● Instructions to follow
Copy the listing below in full and skip every picture.

═══

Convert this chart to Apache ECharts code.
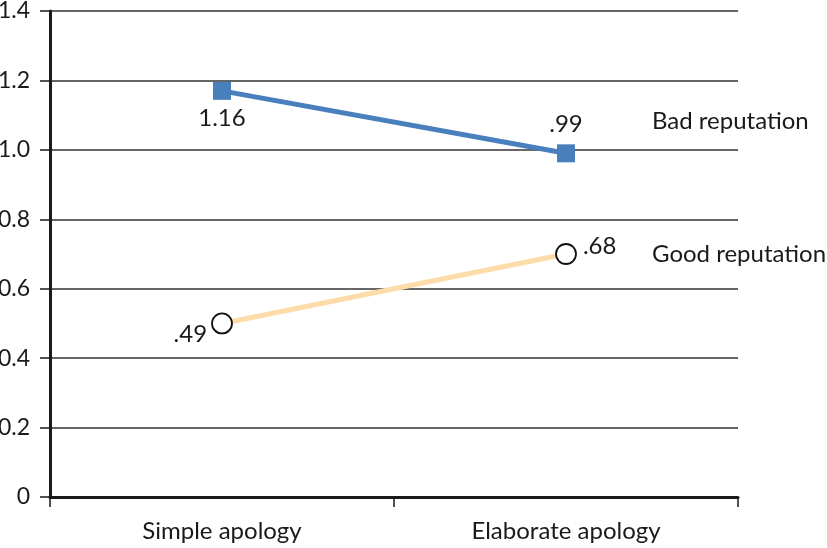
<!DOCTYPE html>
<html><head><meta charset="utf-8">
<script src="https://cdn.jsdelivr.net/npm/echarts@6/dist/echarts.min.js"></script>
<style>html,body{margin:0;padding:0;background:#fff}#c{width:827px;height:548px}</style>
</head><body><div id="c"></div>
<script>
var categories = ['Simple apology', 'Elaborate apology'];
var badName = 'Bad reputation';
var goodName = 'Good reputation';
var badValues = [1.17, 0.99];
var goodValues = [0.50, 0.70];
var badLabels = ['1.16', '.99'];
var goodLabels = ['.49', '.68'];

var FONT = 'Lato';
var FS = 24;
var chart = echarts.init(document.getElementById('c'), null, {renderer: 'canvas'});

function pts(values, labels, cfgs) {
  return values.map(function (v, i) {
    return {value: v, label: Object.assign({show: true, formatter: labels[i]}, cfgs[i])};
  });
}

chart.setOption({
  animation: false,
  backgroundColor: '#fff',
  grid: {left: 50, right: 89, top: 11, bottom: 51, containLabel: false, outerBoundsMode: 'none'},
  xAxis: {
    type: 'category', data: categories, boundaryGap: true,
    axisLine: {lineStyle: {color: '#1a1a1a', width: 3}},
    axisTick: {show: true, length: 10, inside: false, lineStyle: {color: '#1a1a1a', width: 1.5}},
    axisLabel: {color: '#1a1a1a', fontSize: FS, fontFamily: FONT, margin: 22},
    splitLine: {show: false}
  },
  yAxis: {
    type: 'value', min: 0, max: 1.4, interval: 0.2,
    axisLine: {show: true, lineStyle: {color: '#1a1a1a', width: 3}},
    axisTick: {show: true, length: 10, lineStyle: {color: '#1a1a1a', width: 1.5}},
    axisLabel: {color: '#1a1a1a', fontSize: 23, fontFamily: FONT, margin: 20,
      formatter: function (v) { return v === 0 ? '0' : v.toFixed(1); }},
    splitLine: {show: true, lineStyle: {color: '#333', width: 1.5}}
  },
  series: [
    {
      name: badName, type: 'line',
      data: pts(badValues, badLabels, [
        {position: 'bottom', distance: 6},
        {position: 'top', distance: 8}
      ]),
      symbol: 'rect', symbolSize: 18,
      lineStyle: {color: '#4a7fbd', width: 5},
      itemStyle: {color: '#4a7fbd'},
      label: {color: '#1a1a1a', fontSize: FS, fontFamily: FONT},
      endLabel: {show: true, formatter: '{a}', color: '#1a1a1a', fontSize: FS, fontFamily: FONT, distance: 0, offset: [86, -32]},
      z: 3
    },
    {
      name: goodName, type: 'line',
      data: pts(goodValues, goodLabels, [
        {position: 'left', distance: 4, offset: [0, 11]},
        {position: 'right', distance: 6, offset: [0, -8]}
      ]),
      symbol: 'circle', symbolSize: 20, showAllSymbol: true,
      lineStyle: {color: '#fddcaa', width: 5},
      itemStyle: {color: '#fff', borderColor: '#111', borderWidth: 1.8},
      label: {color: '#1a1a1a', fontSize: FS, fontFamily: FONT},
      endLabel: {show: true, formatter: '{a}', color: '#1a1a1a', fontSize: FS, fontFamily: FONT, distance: 0, offset: [86, 0]},
      z: 3
    }
  ]
});
</script>
</body></html>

═══

● Output of the exercise
Convert this chart to Apache ECharts code.
<!DOCTYPE html>
<html><head><meta charset="utf-8">
<script src="https://cdn.jsdelivr.net/npm/echarts@6/dist/echarts.min.js"></script>
<style>html,body{margin:0;padding:0;background:#fff}#c{width:827px;height:548px}</style>
</head><body><div id="c"></div>
<script>
var categories = ['Simple apology', 'Elaborate apology'];
var badName = 'Bad reputation';
var goodName = 'Good reputation';
var badValues = [1.17, 0.99];
var goodValues = [0.50, 0.70];
var badLabels = ['1.16', '.99'];
var goodLabels = ['.49', '.68'];

var FONT = 'Lato';
var FS = 24;
var chart = echarts.init(document.getElementById('c'), null, {renderer: 'canvas'});

function pts(values, labels, cfgs) {
  return values.map(function (v, i) {
    return {value: v, label: Object.assign({show: true, formatter: labels[i]}, cfgs[i])};
  });
}

chart.setOption({
  animation: false,
  backgroundColor: '#fff',
  grid: {left: 50, right: 89, top: 11, bottom: 51, containLabel: false, outerBoundsMode: 'none'},
  xAxis: {
    type: 'category', data: categories, boundaryGap: true,
    axisLine: {lineStyle: {color: '#1a1a1a', width: 3}},
    axisTick: {show: true, length: 10, inside: false, lineStyle: {color: '#1a1a1a', width: 1.5}},
    axisLabel: {color: '#1a1a1a', fontSize: FS, fontFamily: FONT, margin: 22},
    splitLine: {show: false}
  },
  yAxis: {
    type: 'value', min: 0, max: 1.4, interval: 0.2,
    axisLine: {show: true, lineStyle: {color: '#1a1a1a', width: 3}},
    axisTick: {show: true, length: 10, lineStyle: {color: '#1a1a1a', width: 1.5}},
    axisLabel: {color: '#1a1a1a', fontSize: 23, fontFamily: FONT, margin: 20,
      formatter: function (v) { return v === 0 ? '0' : v.toFixed(1); }},
    splitLine: {show: true, lineStyle: {color: '#333', width: 1.5}}
  },
  series: [
    {
      name: badName, type: 'line',
      data: pts(badValues, badLabels, [
        {position: 'bottom', distance: 6},
        {position: 'top', distance: 8}
      ]),
      symbol: 'rect', symbolSize: 18,
      lineStyle: {color: '#4a7fbd', width: 5},
      itemStyle: {color: '#4a7fbd'},
      label: {color: '#1a1a1a', fontSize: FS, fontFamily: FONT},
      endLabel: {show: true, formatter: '{a}', color: '#1a1a1a', fontSize: FS, fontFamily: FONT, distance: 0, offset: [86, -32]},
      z: 3
    },
    {
      name: goodName, type: 'line',
      data: pts(goodValues, goodLabels, [
        {position: 'left', distance: 4, offset: [0, 11]},
        {position: 'right', distance: 6, offset: [0, -8]}
      ]),
      symbol: 'circle', symbolSize: 20, showAllSymbol: true,
      lineStyle: {color: '#fddcaa', width: 5},
      itemStyle: {color: '#fff', borderColor: '#111', borderWidth: 1.8},
      label: {color: '#1a1a1a', fontSize: FS, fontFamily: FONT},
      endLabel: {show: true, formatter: '{a}', color: '#1a1a1a', fontSize: FS, fontFamily: FONT, distance: 0, offset: [86, 0]},
      z: 3
    }
  ]
});
</script>
</body></html>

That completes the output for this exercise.